* _RECORDED INFORMATION_:
* START *
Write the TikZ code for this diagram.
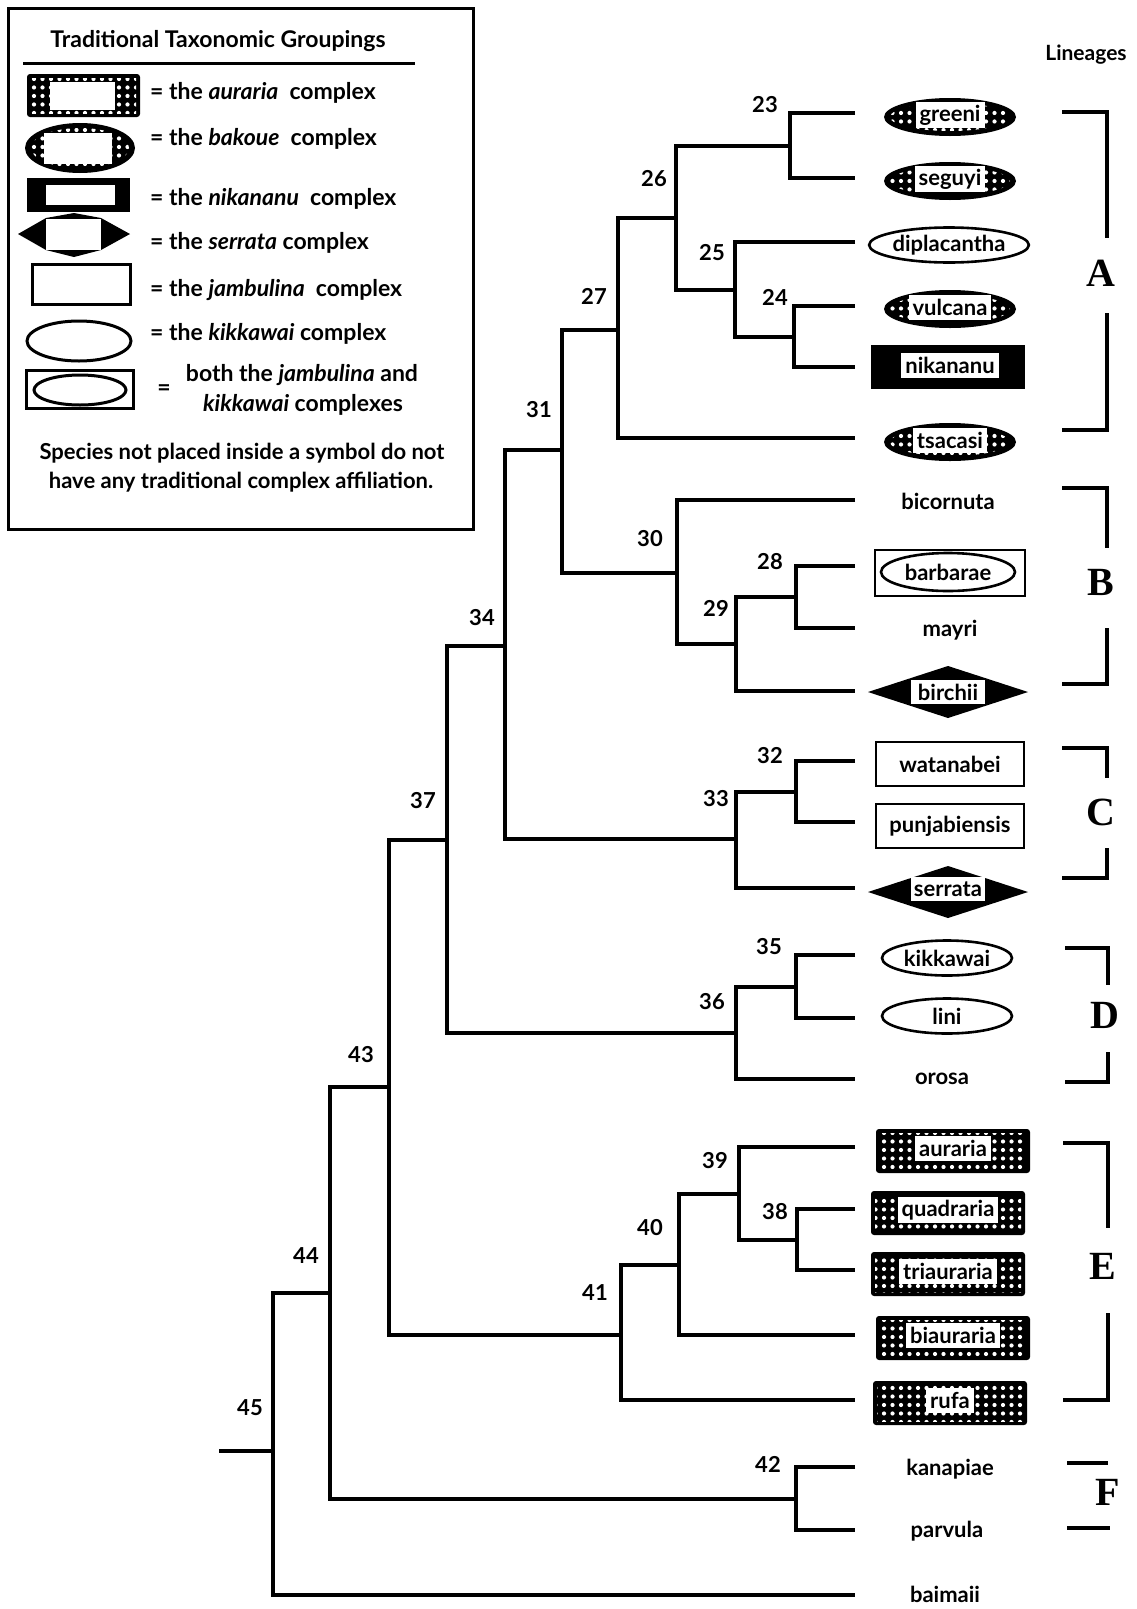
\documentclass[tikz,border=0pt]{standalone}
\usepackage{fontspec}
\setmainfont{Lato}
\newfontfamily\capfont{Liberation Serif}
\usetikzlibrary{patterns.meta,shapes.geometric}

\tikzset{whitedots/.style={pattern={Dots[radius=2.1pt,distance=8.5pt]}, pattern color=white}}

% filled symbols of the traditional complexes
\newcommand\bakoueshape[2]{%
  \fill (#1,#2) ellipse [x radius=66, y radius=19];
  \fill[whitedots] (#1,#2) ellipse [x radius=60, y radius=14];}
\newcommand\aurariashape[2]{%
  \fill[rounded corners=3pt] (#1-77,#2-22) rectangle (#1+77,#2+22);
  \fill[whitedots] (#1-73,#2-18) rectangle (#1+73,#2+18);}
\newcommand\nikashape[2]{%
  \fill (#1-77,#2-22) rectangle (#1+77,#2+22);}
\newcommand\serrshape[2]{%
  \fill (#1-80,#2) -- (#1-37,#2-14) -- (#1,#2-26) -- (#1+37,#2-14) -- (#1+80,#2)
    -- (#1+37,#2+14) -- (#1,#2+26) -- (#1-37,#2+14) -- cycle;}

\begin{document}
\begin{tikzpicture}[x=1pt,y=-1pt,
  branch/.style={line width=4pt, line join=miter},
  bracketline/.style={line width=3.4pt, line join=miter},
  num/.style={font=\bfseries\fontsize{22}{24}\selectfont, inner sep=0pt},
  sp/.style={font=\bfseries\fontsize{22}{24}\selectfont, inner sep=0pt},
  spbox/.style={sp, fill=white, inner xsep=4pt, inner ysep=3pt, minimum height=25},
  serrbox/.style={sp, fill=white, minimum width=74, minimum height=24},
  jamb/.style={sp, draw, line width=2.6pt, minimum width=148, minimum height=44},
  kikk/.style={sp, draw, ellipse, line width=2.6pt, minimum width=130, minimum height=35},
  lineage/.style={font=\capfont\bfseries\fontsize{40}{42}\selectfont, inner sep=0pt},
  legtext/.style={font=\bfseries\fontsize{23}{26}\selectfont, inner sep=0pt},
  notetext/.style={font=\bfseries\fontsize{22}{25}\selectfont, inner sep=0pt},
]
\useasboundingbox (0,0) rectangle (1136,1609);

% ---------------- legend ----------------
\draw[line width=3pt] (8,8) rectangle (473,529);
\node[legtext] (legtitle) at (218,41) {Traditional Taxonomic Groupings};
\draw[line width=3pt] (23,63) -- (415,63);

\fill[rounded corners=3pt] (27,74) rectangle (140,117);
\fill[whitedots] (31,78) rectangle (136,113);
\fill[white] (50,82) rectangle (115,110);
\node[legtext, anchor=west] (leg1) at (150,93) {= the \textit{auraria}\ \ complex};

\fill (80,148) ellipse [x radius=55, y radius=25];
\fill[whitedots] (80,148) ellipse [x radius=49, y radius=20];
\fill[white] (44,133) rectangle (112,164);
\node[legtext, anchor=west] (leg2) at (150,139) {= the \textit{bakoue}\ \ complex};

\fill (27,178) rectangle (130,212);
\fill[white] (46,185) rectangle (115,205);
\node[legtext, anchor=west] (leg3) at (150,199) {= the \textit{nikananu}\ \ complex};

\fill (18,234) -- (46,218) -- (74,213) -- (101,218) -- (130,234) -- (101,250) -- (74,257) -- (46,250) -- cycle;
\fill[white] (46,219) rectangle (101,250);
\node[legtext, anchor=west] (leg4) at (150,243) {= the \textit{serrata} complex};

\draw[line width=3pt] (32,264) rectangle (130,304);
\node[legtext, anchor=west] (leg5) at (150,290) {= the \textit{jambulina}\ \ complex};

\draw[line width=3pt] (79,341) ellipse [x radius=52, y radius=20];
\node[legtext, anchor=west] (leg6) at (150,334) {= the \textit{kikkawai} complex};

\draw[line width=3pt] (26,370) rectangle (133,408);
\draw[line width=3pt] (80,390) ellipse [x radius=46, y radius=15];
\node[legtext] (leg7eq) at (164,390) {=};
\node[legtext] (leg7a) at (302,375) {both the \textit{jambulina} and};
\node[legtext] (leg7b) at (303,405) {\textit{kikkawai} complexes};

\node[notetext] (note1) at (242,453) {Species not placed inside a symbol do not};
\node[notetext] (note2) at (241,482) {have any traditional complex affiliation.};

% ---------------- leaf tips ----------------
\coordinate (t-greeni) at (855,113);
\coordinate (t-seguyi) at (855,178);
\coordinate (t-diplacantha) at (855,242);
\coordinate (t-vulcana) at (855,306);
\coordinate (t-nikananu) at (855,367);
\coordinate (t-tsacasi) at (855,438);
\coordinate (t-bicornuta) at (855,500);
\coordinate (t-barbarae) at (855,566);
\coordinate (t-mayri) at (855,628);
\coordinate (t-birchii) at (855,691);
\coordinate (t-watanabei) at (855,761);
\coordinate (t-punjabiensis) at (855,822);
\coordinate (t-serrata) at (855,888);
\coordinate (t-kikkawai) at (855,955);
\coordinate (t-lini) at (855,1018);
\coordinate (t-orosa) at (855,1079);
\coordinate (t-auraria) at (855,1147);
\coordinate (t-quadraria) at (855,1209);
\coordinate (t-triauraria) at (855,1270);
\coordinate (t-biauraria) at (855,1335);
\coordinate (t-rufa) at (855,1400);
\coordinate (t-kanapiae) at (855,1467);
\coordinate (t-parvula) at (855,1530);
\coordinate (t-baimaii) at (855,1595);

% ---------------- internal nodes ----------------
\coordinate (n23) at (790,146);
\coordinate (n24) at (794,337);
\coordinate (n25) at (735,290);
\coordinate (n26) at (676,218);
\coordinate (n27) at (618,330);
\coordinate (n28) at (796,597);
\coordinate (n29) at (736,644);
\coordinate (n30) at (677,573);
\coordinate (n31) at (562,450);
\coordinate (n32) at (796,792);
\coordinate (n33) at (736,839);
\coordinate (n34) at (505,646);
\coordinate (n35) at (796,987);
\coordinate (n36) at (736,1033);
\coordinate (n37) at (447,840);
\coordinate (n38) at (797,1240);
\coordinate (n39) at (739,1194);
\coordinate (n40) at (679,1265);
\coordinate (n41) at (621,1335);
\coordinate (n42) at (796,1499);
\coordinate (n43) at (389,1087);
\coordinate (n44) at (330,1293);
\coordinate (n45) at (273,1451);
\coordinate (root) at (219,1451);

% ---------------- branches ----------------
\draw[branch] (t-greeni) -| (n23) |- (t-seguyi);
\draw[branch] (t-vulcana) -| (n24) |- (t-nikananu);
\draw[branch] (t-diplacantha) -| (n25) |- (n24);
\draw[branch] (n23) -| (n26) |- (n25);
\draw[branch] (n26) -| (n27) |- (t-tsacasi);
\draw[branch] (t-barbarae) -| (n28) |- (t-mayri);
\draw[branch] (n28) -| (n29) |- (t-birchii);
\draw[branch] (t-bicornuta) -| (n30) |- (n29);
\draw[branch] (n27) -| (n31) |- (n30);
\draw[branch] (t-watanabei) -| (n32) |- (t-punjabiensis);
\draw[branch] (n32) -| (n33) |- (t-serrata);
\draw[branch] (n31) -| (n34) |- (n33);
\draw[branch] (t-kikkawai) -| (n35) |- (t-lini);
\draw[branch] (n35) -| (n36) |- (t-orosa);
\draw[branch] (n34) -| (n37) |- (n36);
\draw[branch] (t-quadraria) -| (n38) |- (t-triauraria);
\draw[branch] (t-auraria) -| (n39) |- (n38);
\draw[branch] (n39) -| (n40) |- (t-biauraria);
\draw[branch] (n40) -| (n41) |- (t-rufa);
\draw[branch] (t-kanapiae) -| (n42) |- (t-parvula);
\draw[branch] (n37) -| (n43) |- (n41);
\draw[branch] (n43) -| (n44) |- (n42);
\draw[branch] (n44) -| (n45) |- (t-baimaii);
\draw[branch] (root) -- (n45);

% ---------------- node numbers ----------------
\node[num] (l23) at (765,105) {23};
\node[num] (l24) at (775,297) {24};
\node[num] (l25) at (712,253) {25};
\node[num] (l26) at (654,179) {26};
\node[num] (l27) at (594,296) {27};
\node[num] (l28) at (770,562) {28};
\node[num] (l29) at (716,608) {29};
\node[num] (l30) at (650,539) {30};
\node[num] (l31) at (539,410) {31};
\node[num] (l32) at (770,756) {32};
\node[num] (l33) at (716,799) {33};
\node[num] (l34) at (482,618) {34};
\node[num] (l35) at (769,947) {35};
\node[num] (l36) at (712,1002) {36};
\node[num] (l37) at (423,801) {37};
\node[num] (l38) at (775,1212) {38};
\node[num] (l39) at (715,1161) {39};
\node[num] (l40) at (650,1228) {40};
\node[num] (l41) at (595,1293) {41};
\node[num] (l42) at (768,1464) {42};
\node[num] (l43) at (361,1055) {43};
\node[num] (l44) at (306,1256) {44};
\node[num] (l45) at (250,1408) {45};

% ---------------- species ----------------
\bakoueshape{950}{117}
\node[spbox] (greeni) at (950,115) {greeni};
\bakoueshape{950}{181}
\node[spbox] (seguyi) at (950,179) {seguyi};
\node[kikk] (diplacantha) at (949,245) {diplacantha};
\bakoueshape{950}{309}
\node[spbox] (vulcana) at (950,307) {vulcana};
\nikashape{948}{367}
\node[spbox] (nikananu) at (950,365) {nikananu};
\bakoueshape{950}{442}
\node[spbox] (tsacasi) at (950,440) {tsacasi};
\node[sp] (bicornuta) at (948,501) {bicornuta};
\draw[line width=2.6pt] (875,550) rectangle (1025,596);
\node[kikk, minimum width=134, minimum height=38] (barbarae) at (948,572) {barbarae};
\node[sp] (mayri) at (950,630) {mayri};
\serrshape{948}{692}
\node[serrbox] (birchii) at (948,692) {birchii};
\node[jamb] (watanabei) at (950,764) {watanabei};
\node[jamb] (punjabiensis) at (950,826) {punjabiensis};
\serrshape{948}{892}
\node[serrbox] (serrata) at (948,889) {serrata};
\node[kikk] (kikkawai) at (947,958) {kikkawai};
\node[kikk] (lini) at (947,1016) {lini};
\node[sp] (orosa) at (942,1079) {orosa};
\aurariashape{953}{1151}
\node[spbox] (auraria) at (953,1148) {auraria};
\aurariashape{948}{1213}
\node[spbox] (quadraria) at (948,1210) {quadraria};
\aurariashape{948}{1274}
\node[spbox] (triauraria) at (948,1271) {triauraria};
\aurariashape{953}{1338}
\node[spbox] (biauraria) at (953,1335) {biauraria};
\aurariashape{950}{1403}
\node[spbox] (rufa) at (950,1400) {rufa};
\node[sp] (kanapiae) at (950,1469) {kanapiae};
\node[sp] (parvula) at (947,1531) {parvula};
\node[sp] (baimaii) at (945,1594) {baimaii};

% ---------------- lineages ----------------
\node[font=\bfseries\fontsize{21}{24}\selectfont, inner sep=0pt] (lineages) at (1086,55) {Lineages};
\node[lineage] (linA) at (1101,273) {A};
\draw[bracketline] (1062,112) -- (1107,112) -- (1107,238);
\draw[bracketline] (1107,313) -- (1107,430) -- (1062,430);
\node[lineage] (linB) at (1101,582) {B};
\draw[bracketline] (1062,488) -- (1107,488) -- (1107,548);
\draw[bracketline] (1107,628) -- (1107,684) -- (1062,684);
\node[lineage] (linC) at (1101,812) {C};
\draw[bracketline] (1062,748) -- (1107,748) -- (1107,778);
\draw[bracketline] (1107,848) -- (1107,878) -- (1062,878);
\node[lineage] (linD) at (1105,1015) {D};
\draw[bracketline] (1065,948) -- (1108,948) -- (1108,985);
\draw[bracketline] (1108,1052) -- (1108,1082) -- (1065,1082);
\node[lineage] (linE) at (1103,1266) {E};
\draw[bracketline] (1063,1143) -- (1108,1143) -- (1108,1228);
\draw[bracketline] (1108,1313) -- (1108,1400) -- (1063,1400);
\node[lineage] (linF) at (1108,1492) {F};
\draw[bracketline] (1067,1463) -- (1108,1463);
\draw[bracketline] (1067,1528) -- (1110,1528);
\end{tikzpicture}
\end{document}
* END *
* _TASK BRIEF_: From the first line of the listing above, repeat every line through the one holding "-- (#1+37,#2+14) -- (#1,#2+26)". Both ends count, and pictures stay out.

* _THE REPLY_:
Write the TikZ code for this diagram.
\documentclass[tikz,border=0pt]{standalone}
\usepackage{fontspec}
\setmainfont{Lato}
\newfontfamily\capfont{Liberation Serif}
\usetikzlibrary{patterns.meta,shapes.geometric}

\tikzset{whitedots/.style={pattern={Dots[radius=2.1pt,distance=8.5pt]}, pattern color=white}}

% filled symbols of the traditional complexes
\newcommand\bakoueshape[2]{%
  \fill (#1,#2) ellipse [x radius=66, y radius=19];
  \fill[whitedots] (#1,#2) ellipse [x radius=60, y radius=14];}
\newcommand\aurariashape[2]{%
  \fill[rounded corners=3pt] (#1-77,#2-22) rectangle (#1+77,#2+22);
  \fill[whitedots] (#1-73,#2-18) rectangle (#1+73,#2+18);}
\newcommand\nikashape[2]{%
  \fill (#1-77,#2-22) rectangle (#1+77,#2+22);}
\newcommand\serrshape[2]{%
  \fill (#1-80,#2) -- (#1-37,#2-14) -- (#1,#2-26) -- (#1+37,#2-14) -- (#1+80,#2)
    -- (#1+37,#2+14) -- (#1,#2+26) -- (#1-37,#2+14) -- cycle;}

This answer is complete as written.